March 5, 2021

Accounting Board to Seek Comments on Rotating Auditors

The regulatory body, the Public Company Accounting Oversight Board, voted unanimously to seek comment over the next four months on a concept known as mandatory audit firm rotation. The practice would limit the number of consecutive years that an accounting firm could audit the books of a publicly traded company.

The proposal is the third significant measure that the accounting board, created in 2002 as part of the Sarbanes-Oxley Act, has begun to examine in an effort to give investors greater certainty that auditors are in fact doing their job — something that was not always clear after the 2008 financial crisis, the Enron collapse and other recent accounting failures.

“The reason to consider auditor term limits is that they may reduce the pressure auditors face to develop and protect long-term client relationships to the detriment of investors and our capital markets,” said James R. Doty, the chairman of accounting oversight board and an advocate of the idea.

In part, he said, those pressures exist because of “the fundamental conflict of the audit client paying the auditor,” which could create incentives for the auditor to render a favorable, yet misleading, opinion.

Some other members of the five-person board voiced doubts about the concept, however, saying that the cost of getting new auditors up to speed on large companies every few years would burden both the company being audited and the accounting firms.

“I have serious doubts that mandatory rotation is a practical or cost-effective way of strengthening independence,” said Daniel L. Goelzer, who is one of the board’s two certified public accountants. While he recognizes the potential for auditor bias in favor of a client, Mr. Goelzer said, “there are already powerful forces built into public company auditing to foster and maintain independence.”

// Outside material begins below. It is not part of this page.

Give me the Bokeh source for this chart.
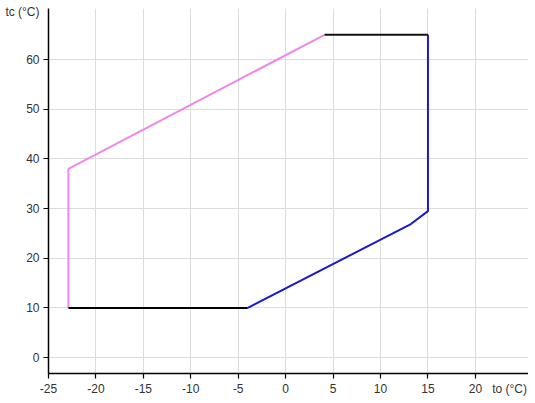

The board has asked for comments on how to improve auditor independence to be submitted by Dec. 14. It also plans a public meeting to discuss the proposal in March. Any rule approved by the board also has to be approved by the Securities and Exchange Commission to take effect.

Mandatory audit firm rotation has been considered at various times since the 1970s. Most recently, in 2002, Congress considered including it in the Sarbanes-Oxley legislation, but decided instead to require a report on the topic by the General Accounting Office (now called the Government Accountability Office). The act did require auditors to rotate the partner in charge of a company’s audit every five years.

The G.A.O. report, issued in 2003, found that “mandatory audit firm rotation may not be the most efficient way to enhance auditor independence and audit quality.” Firms also estimated that first-year auditing costs would rise by 20 percent as a new auditor got up to speed on a company.

But the report also said that the board would need to consider the results of its reviews of audits and auditing firms to determine whether more needed to be done, particularly in cases where a company had used the same auditor for decades.

Steven B. Harris, a member of the accounting oversight board, said the evidence showed that the Sarbanes-Oxley measures had failed to eliminate “the strong incentives that lead some auditors to serve the interests of the company paying the bills rather than those of investors.”

Eight years of those reviews have revealed “several hundred cases” where “the firm failed to fulfill its fundamental responsibility in the audit — to obtain reasonable assurance about whether the financial statements are free of material misstatement,” according to the board’s release.

In the most recent reporting cycle, ended last year, the board’s inspectors “have also identified more issues than in prior years.”

The board is seeking comments on whether mandatory audit rotation would enhance objectivity among auditors and make them better able to resist management pressure, and if so, what would be an appropriate term length.

Also of interest to the board is whether it might require rotation only for a subset of publicly traded companies, like the largest companies; whether there are enough qualified auditors to permit giant multinational companies to change regularly; and whether the practice would lead to opinion shopping.

Considering mandatory audit rotation is one of three changes in auditing practice that the board is considering. The other proposals also are still in the early stages. One of those, which has already finished its comment period, would require accounting firms to have the partner in charge of an audit sign the firm’s report, much as a company’s executives have to attest to its financial statements.

Another, on which comments are due Sept. 30, would expand the scope of the auditor’s report, which now is little more than a boilerplate statement that the financial information fairly reflects the company’s economic condition.